>> Start MATERIAL PROVIDED

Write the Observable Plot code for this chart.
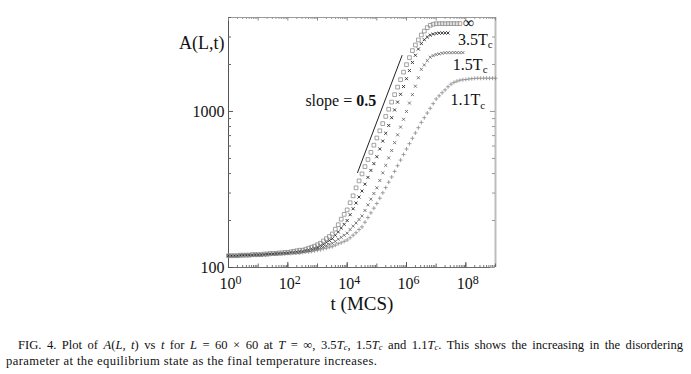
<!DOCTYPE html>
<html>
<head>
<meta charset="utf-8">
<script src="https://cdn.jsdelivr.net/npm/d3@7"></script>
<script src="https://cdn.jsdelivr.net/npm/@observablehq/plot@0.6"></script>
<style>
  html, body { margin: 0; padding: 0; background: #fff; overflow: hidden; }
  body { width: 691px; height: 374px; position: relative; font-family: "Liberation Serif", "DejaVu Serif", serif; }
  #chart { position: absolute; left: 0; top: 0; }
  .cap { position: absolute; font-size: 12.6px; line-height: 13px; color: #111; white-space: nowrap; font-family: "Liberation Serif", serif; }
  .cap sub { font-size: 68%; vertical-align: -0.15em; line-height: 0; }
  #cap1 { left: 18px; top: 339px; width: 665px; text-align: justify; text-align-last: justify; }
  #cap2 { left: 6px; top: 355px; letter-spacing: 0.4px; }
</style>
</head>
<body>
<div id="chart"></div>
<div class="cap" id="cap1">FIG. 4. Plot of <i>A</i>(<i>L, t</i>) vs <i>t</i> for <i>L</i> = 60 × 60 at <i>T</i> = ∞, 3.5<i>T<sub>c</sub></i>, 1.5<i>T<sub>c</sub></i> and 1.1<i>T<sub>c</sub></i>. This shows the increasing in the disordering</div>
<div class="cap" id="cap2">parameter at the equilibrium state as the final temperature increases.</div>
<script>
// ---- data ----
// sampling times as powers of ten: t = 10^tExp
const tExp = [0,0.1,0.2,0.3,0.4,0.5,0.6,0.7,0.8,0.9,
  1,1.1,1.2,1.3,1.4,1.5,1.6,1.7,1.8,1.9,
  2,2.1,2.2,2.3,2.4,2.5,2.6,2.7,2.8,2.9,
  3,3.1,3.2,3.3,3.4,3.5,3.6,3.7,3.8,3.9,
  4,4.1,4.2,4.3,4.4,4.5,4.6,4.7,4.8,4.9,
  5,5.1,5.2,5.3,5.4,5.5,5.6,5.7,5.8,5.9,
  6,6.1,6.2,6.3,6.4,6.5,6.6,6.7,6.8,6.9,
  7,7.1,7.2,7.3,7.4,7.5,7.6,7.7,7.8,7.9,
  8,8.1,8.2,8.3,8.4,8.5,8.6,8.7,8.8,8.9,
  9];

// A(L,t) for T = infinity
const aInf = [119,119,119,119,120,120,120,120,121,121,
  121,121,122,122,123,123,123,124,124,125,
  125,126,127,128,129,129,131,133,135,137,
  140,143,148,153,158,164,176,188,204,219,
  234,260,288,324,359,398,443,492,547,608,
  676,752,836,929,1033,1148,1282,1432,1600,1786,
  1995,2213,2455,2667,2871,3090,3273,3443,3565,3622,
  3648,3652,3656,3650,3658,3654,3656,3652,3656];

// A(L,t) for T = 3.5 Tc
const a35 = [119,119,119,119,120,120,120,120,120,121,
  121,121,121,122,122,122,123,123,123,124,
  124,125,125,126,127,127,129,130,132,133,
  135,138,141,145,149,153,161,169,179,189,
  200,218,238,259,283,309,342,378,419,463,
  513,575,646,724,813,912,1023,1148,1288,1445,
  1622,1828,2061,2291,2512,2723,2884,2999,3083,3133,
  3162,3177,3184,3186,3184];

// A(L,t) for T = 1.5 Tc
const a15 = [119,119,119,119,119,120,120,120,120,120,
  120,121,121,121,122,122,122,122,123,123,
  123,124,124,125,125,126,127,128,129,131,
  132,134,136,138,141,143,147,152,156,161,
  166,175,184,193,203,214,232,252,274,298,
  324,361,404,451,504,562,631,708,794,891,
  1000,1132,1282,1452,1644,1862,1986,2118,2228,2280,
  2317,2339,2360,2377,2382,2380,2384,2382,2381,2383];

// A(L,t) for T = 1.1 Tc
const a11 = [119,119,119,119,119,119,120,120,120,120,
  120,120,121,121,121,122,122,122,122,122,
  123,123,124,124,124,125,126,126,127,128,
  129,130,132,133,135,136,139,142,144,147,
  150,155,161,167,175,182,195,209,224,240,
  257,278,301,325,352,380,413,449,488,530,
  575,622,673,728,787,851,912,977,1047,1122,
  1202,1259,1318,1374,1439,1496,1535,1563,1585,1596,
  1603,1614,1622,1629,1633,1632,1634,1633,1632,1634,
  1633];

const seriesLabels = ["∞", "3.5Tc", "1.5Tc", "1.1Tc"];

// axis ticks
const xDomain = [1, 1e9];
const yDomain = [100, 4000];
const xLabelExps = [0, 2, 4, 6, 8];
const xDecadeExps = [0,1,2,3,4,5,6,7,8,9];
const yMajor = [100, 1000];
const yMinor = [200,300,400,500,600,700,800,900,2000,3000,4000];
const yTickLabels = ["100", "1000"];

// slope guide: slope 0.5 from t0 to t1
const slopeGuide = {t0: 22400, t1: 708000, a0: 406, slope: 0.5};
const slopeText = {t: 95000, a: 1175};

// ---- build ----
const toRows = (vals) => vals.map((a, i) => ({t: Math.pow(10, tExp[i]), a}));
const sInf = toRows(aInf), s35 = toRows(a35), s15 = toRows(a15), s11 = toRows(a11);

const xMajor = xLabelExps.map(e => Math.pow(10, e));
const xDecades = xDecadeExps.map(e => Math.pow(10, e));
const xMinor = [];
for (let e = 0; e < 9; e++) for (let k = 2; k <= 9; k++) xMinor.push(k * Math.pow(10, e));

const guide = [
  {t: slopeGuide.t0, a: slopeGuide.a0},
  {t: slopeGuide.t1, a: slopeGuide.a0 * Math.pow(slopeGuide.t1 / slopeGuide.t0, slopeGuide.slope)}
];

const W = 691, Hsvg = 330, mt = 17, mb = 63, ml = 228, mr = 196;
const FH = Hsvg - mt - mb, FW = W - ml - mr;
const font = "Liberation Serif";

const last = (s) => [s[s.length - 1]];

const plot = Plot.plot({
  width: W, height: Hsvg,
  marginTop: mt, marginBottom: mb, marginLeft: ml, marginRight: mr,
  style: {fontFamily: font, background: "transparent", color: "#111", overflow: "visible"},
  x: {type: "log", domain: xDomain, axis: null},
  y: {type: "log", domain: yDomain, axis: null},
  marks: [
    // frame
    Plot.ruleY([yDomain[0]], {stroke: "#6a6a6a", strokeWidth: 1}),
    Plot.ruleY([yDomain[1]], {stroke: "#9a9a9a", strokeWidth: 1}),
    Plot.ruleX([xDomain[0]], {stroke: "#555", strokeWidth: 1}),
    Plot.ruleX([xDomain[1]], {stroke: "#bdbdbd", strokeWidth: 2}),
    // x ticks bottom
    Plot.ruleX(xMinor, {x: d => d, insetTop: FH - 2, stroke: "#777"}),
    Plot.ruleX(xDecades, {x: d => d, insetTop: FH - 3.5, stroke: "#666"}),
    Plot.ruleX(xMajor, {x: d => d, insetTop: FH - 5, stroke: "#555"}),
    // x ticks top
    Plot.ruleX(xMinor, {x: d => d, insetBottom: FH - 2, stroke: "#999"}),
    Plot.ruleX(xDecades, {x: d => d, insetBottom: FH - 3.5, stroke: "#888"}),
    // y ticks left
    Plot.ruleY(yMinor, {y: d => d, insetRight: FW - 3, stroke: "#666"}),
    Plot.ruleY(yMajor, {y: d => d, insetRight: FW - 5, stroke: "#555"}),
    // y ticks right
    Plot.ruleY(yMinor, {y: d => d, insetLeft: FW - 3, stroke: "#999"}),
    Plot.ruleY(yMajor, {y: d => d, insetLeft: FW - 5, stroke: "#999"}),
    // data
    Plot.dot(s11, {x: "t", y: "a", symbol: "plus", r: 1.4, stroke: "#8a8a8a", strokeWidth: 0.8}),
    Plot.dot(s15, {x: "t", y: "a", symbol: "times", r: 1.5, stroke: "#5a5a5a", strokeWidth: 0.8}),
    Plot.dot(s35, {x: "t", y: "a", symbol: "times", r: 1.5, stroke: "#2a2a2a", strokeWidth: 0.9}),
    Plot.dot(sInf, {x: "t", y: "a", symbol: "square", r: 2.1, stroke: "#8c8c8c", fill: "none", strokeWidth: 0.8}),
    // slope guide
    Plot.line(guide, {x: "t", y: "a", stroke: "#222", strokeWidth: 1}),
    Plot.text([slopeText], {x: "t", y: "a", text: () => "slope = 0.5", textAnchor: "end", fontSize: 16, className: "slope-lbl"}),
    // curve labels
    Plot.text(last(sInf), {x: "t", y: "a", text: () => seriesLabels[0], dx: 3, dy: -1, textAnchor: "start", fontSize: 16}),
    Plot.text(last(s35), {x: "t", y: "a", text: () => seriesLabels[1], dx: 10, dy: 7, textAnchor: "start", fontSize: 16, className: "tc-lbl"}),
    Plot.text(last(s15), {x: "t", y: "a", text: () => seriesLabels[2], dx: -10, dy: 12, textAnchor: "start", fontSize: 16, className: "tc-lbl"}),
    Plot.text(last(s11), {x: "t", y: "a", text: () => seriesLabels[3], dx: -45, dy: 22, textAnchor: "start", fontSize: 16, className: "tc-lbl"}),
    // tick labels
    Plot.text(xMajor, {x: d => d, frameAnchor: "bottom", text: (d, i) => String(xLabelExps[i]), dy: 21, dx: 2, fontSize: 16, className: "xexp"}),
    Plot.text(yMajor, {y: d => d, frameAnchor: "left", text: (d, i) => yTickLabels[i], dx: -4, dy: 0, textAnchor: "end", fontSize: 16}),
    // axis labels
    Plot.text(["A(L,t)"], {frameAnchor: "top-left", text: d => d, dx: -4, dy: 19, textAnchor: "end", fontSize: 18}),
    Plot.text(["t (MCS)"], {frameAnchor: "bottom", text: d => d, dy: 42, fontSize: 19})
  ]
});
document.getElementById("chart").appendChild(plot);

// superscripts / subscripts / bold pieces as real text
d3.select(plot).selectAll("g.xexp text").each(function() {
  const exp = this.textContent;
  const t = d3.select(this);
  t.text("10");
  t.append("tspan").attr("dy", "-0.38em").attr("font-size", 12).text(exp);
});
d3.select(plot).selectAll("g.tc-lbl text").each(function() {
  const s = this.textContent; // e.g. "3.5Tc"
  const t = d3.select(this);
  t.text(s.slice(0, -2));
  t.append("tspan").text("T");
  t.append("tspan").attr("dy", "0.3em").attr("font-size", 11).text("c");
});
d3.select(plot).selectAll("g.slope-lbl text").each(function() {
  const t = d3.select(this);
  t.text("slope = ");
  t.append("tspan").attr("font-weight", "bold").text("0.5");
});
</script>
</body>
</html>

>> End MATERIAL PROVIDED

• **SET EXERCISE**
Extract, word for word, each line from the top of the data down to and including the line with "3648,3652,3656,3650,3658,3654,3656,3652,3656];"; skip the pictures.

• **EXERCISE RESPONSE**
Write the Observable Plot code for this chart.
<!DOCTYPE html>
<html>
<head>
<meta charset="utf-8">
<script src="https://cdn.jsdelivr.net/npm/d3@7"></script>
<script src="https://cdn.jsdelivr.net/npm/@observablehq/plot@0.6"></script>
<style>
  html, body { margin: 0; padding: 0; background: #fff; overflow: hidden; }
  body { width: 691px; height: 374px; position: relative; font-family: "Liberation Serif", "DejaVu Serif", serif; }
  #chart { position: absolute; left: 0; top: 0; }
  .cap { position: absolute; font-size: 12.6px; line-height: 13px; color: #111; white-space: nowrap; font-family: "Liberation Serif", serif; }
  .cap sub { font-size: 68%; vertical-align: -0.15em; line-height: 0; }
  #cap1 { left: 18px; top: 339px; width: 665px; text-align: justify; text-align-last: justify; }
  #cap2 { left: 6px; top: 355px; letter-spacing: 0.4px; }
</style>
</head>
<body>
<div id="chart"></div>
<div class="cap" id="cap1">FIG. 4. Plot of <i>A</i>(<i>L, t</i>) vs <i>t</i> for <i>L</i> = 60 × 60 at <i>T</i> = ∞, 3.5<i>T<sub>c</sub></i>, 1.5<i>T<sub>c</sub></i> and 1.1<i>T<sub>c</sub></i>. This shows the increasing in the disordering</div>
<div class="cap" id="cap2">parameter at the equilibrium state as the final temperature increases.</div>
<script>
// ---- data ----
// sampling times as powers of ten: t = 10^tExp
const tExp = [0,0.1,0.2,0.3,0.4,0.5,0.6,0.7,0.8,0.9,
  1,1.1,1.2,1.3,1.4,1.5,1.6,1.7,1.8,1.9,
  2,2.1,2.2,2.3,2.4,2.5,2.6,2.7,2.8,2.9,
  3,3.1,3.2,3.3,3.4,3.5,3.6,3.7,3.8,3.9,
  4,4.1,4.2,4.3,4.4,4.5,4.6,4.7,4.8,4.9,
  5,5.1,5.2,5.3,5.4,5.5,5.6,5.7,5.8,5.9,
  6,6.1,6.2,6.3,6.4,6.5,6.6,6.7,6.8,6.9,
  7,7.1,7.2,7.3,7.4,7.5,7.6,7.7,7.8,7.9,
  8,8.1,8.2,8.3,8.4,8.5,8.6,8.7,8.8,8.9,
  9];

// A(L,t) for T = infinity
const aInf = [119,119,119,119,120,120,120,120,121,121,
  121,121,122,122,123,123,123,124,124,125,
  125,126,127,128,129,129,131,133,135,137,
  140,143,148,153,158,164,176,188,204,219,
  234,260,288,324,359,398,443,492,547,608,
  676,752,836,929,1033,1148,1282,1432,1600,1786,
  1995,2213,2455,2667,2871,3090,3273,3443,3565,3622,
  3648,3652,3656,3650,3658,3654,3656,3652,3656];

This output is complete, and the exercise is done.